▶ [Work to complete]: Working from the top of the listing below, retype each line through the line containing "1.925, 1.919, 1.911]", both included, with no pictures.

▶ [Dataset section]:
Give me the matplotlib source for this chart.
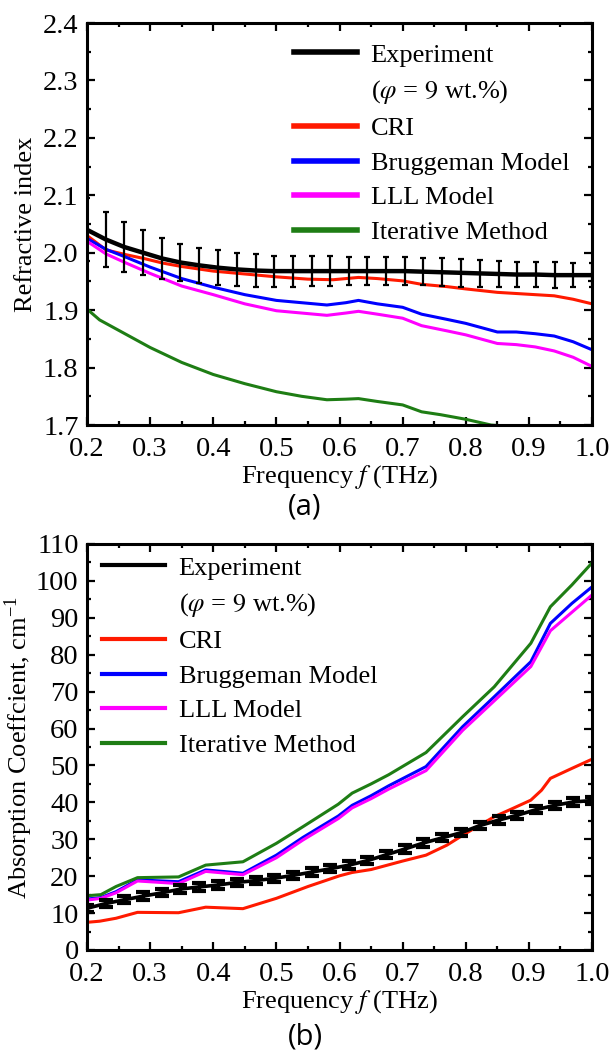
import numpy as np
import matplotlib
matplotlib.use("Agg")
import matplotlib.pyplot as plt
from matplotlib.ticker import MultipleLocator
from matplotlib.lines import Line2D

plt.rcParams['font.family'] = ['Liberation Serif', 'DejaVu Serif']
plt.rcParams['mathtext.fontset'] = 'stix'

# ---- panel (a): refractive index ----
exp_f = [0.200, 0.230, 0.259, 0.289, 0.319, 0.348, 0.378, 0.407, 0.437, 0.467,
         0.496, 0.526, 0.556, 0.585, 0.615, 0.644, 0.674, 0.704, 0.733, 0.763,
         0.793, 0.822, 0.852, 0.881, 0.911, 0.941, 0.970, 1.000]
exp_n = [2.040, 2.023, 2.010, 2.000, 1.990, 1.983, 1.978, 1.974, 1.971, 1.969,
         1.968, 1.968, 1.968, 1.968, 1.968, 1.968, 1.968, 1.968, 1.967, 1.966,
         1.965, 1.964, 1.963, 1.962, 1.962, 1.961, 1.961, 1.961]
exp_n_err = [0.055, 0.048, 0.043, 0.039, 0.036, 0.033, 0.031, 0.030, 0.029, 0.028,
             0.027, 0.027, 0.026, 0.026, 0.025, 0.025, 0.025, 0.025, 0.024, 0.024,
             0.024, 0.023, 0.023, 0.022, 0.022, 0.022, 0.021, 0.021]

cri_f = [0.2, 0.23, 0.26, 0.29, 0.32, 0.35, 0.4, 0.45, 0.5, 0.55, 0.59, 0.63,
         0.66, 0.7, 0.73, 0.77, 0.8, 0.85, 0.88, 0.91, 0.94, 0.97, 1.0]
cri_n = [2.030, 2.005, 1.997, 1.990, 1.982, 1.976, 1.968, 1.963, 1.958, 1.954,
         1.953, 1.957, 1.955, 1.951, 1.945, 1.941, 1.937, 1.931, 1.929, 1.927,
         1.925, 1.919, 1.911]

model_f = [0.2, 0.23, 0.26, 0.3, 0.35, 0.4, 0.45, 0.5, 0.54, 0.58, 0.61, 0.63,
           0.66, 0.7, 0.73, 0.77, 0.8, 0.85, 0.88, 0.91, 0.94, 0.97, 1.0]
brug_n = [2.025, 2.006, 1.993, 1.975, 1.955, 1.940, 1.927, 1.917, 1.913, 1.909,
          1.913, 1.917, 1.911, 1.905, 1.893, 1.884, 1.877, 1.862, 1.862, 1.859,
          1.855, 1.845, 1.831]
lll_n = [2.020, 1.998, 1.983, 1.964, 1.942, 1.927, 1.911, 1.899, 1.895, 1.891,
         1.895, 1.898, 1.893, 1.886, 1.873, 1.864, 1.857, 1.842, 1.840, 1.836,
         1.829, 1.818, 1.802]

iter_f = [0.2, 0.22, 0.25, 0.3, 0.35, 0.4, 0.45, 0.5, 0.54, 0.58, 0.61, 0.63,
          0.66, 0.7, 0.73, 0.76, 0.8, 0.84, 0.88, 0.92, 0.96, 1.0]
iter_n = [1.902, 1.883, 1.865, 1.835, 1.809, 1.788, 1.772, 1.758, 1.750, 1.744,
          1.745, 1.746, 1.741, 1.735, 1.723, 1.718, 1.710, 1.700, 1.697, 1.693,
          1.688, 1.684]

# ---- panel (b): absorption coefficient ----
exp_a = [11.3, 12.6, 13.6, 14.6, 15.5, 16.5, 17.1, 17.6, 18.3, 18.8,
         19.4, 20.2, 21.1, 22.0, 23.0, 24.2, 25.8, 27.4, 29.0, 30.4,
         31.8, 33.7, 35.2, 36.5, 38.0, 39.2, 40.1, 40.5]
exp_a_err = [1.0] * 28

cri_af = [0.2, 0.22, 0.246, 0.28, 0.345, 0.388, 0.447, 0.5, 0.55, 0.6, 0.62, 0.65,
          0.7, 0.737, 0.77, 0.8, 0.845, 0.875, 0.903, 0.92, 0.934, 0.968, 1.0]
cri_a = [7.5, 7.8, 8.6, 10.2, 10.1, 11.6, 11.2, 14.0, 17.2, 20.1, 21.0, 21.8,
         24.1, 25.7, 28.4, 31.6, 36.1, 38.4, 40.6, 43.3, 46.5, 49.2, 51.7]

model_af = [0.2, 0.222, 0.246, 0.28, 0.345, 0.388, 0.447, 0.5, 0.542, 0.598,
            0.62, 0.65, 0.678, 0.737, 0.795, 0.845, 0.903, 0.934, 0.968, 1.0]
brug_a = [13.8, 14.2, 15.8, 19.0, 18.5, 21.7, 20.8, 25.7, 30.5, 36.3,
          39.2, 41.8, 44.5, 49.7, 60.5, 68.6, 78.1, 88.5, 93.9, 98.4]
lll_a = [13.5, 14.0, 15.5, 18.7, 18.0, 21.3, 20.4, 25.0, 29.8, 35.6,
         38.5, 41.0, 43.6, 48.6, 59.5, 67.5, 76.8, 86.5, 91.5, 96.2]
iter_a = [14.7, 15.0, 17.2, 19.6, 19.8, 23.0, 23.9, 28.9, 33.4, 39.5,
          42.5, 45.0, 47.5, 53.5, 63.2, 71.3, 83.1, 93.0, 98.9, 104.9]

FS = 19
TICK_FS = 20.5
RED, BLUE, MAG, GREEN = '#ff1a00', '#0000ff', '#ff00ff', '#1e7d14'


def style_axes(ax, ymaj, ymin_):
    ax.xaxis.set_major_locator(MultipleLocator(0.1))
    ax.xaxis.set_minor_locator(MultipleLocator(0.05))
    ax.yaxis.set_major_locator(MultipleLocator(ymaj))
    ax.yaxis.set_minor_locator(MultipleLocator(ymin_))
    ax.tick_params(which='both', direction='in', top=True, right=True,
                   labelsize=TICK_FS, width=1.6)
    ax.tick_params(axis='x', which='both', pad=8.5)
    ax.tick_params(axis='y', which='both', pad=6)
    ax.tick_params(which='major', length=5.5)
    ax.tick_params(which='minor', length=3)
    for sp in ax.spines.values():
        sp.set_linewidth(2.2)


def add_legend(ax, handles, anchor, loc):
    labels = ['Experiment', r'($\varphi$ = $\mathit{9}$ wt.%)', 'CRI',
              'Bruggeman Model', 'LLL Model', 'Iterative Method']
    leg = ax.legend(handles, labels, loc=loc, bbox_to_anchor=anchor,
                    frameon=False, fontsize=FS, handlelength=2.4,
                    handletextpad=0.5, labelspacing=0.42, borderpad=0,
                    borderaxespad=0)
    return leg


fig = plt.figure(figsize=(6.10, 10.51), dpi=100)
ax1 = fig.add_axes([0.1426, 0.5956, 0.828, 0.3825])
ax2 = fig.add_axes([0.1426, 0.0961, 0.828, 0.3863])

# panel (a)
ax1.errorbar(exp_f, exp_n, yerr=exp_n_err, color='black', lw=3.2,
             elinewidth=1.6, capsize=2, capthick=1.6, zorder=5)
ax1.plot(cri_f, cri_n, color=RED, lw=2.2)
ax1.plot(model_f, brug_n, color=BLUE, lw=2.2)
ax1.plot(model_f, lll_n, color=MAG, lw=2.2)
ax1.plot(iter_f, iter_n, color=GREEN, lw=2.2)
ax1.set_xlim(0.2, 1.0)
ax1.set_ylim(1.7, 2.4)
style_axes(ax1, 0.1, 0.05)
ax1.set_xlabel(r'Frequency $f$ (THz)', fontsize=FS, labelpad=1)
ax1.set_ylabel('Refractive index', fontsize=FS, labelpad=4)
h1 = [Line2D([], [], color='black', lw=4),
      Line2D([], [], color='none'),
      Line2D([], [], color=RED, lw=4),
      Line2D([], [], color=BLUE, lw=4),
      Line2D([], [], color=MAG, lw=4),
      Line2D([], [], color=GREEN, lw=4)]
add_legend(ax1, h1, (0.41, 0.95), 'upper left')

# panel (b)
ax2.errorbar(exp_f, exp_a, yerr=exp_a_err, color='black', lw=2.6,
             elinewidth=2.4, capsize=5, capthick=3, zorder=5)
ax2.plot(cri_af, cri_a, color=RED, lw=2.2)
ax2.plot(model_af, brug_a, color=BLUE, lw=2.2)
ax2.plot(model_af, lll_a, color=MAG, lw=2.2)
ax2.plot(model_af, iter_a, color=GREEN, lw=2.2)
ax2.set_xlim(0.2, 1.0)
ax2.set_ylim(0, 110)
style_axes(ax2, 10, 5)
ax2.set_xlabel(r'Frequency $f$ (THz)', fontsize=FS, labelpad=1)
ax2.set_ylabel(r'Absorption Coeffcient, cm$^{\mathregular{-1}}$', fontsize=FS,
               labelpad=1)
h2 = [Line2D([], [], color='black', lw=3),
      Line2D([], [], color='none'),
      Line2D([], [], color=RED, lw=3),
      Line2D([], [], color=BLUE, lw=3),
      Line2D([], [], color=MAG, lw=3),
      Line2D([], [], color=GREEN, lw=3)]
add_legend(ax2, h2, (0.03, 0.97), 'upper left')

fig.text(0.5, 1 - 507 / 1051, '(a)', ha='center', va='center',
         fontsize=21, family=['Open Sans', 'DejaVu Sans'])
fig.text(0.5, 1 - 1037 / 1051, '(b)', ha='center', va='center',
         fontsize=21, family=['Open Sans', 'DejaVu Sans'])

fig.savefig('out.png', dpi=100)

▶ [Exercise response]:
Give me the matplotlib source for this chart.
import numpy as np
import matplotlib
matplotlib.use("Agg")
import matplotlib.pyplot as plt
from matplotlib.ticker import MultipleLocator
from matplotlib.lines import Line2D

plt.rcParams['font.family'] = ['Liberation Serif', 'DejaVu Serif']
plt.rcParams['mathtext.fontset'] = 'stix'

# ---- panel (a): refractive index ----
exp_f = [0.200, 0.230, 0.259, 0.289, 0.319, 0.348, 0.378, 0.407, 0.437, 0.467,
         0.496, 0.526, 0.556, 0.585, 0.615, 0.644, 0.674, 0.704, 0.733, 0.763,
         0.793, 0.822, 0.852, 0.881, 0.911, 0.941, 0.970, 1.000]
exp_n = [2.040, 2.023, 2.010, 2.000, 1.990, 1.983, 1.978, 1.974, 1.971, 1.969,
         1.968, 1.968, 1.968, 1.968, 1.968, 1.968, 1.968, 1.968, 1.967, 1.966,
         1.965, 1.964, 1.963, 1.962, 1.962, 1.961, 1.961, 1.961]
exp_n_err = [0.055, 0.048, 0.043, 0.039, 0.036, 0.033, 0.031, 0.030, 0.029, 0.028,
             0.027, 0.027, 0.026, 0.026, 0.025, 0.025, 0.025, 0.025, 0.024, 0.024,
             0.024, 0.023, 0.023, 0.022, 0.022, 0.022, 0.021, 0.021]

cri_f = [0.2, 0.23, 0.26, 0.29, 0.32, 0.35, 0.4, 0.45, 0.5, 0.55, 0.59, 0.63,
         0.66, 0.7, 0.73, 0.77, 0.8, 0.85, 0.88, 0.91, 0.94, 0.97, 1.0]
cri_n = [2.030, 2.005, 1.997, 1.990, 1.982, 1.976, 1.968, 1.963, 1.958, 1.954,
         1.953, 1.957, 1.955, 1.951, 1.945, 1.941, 1.937, 1.931, 1.929, 1.927,
         1.925, 1.919, 1.911]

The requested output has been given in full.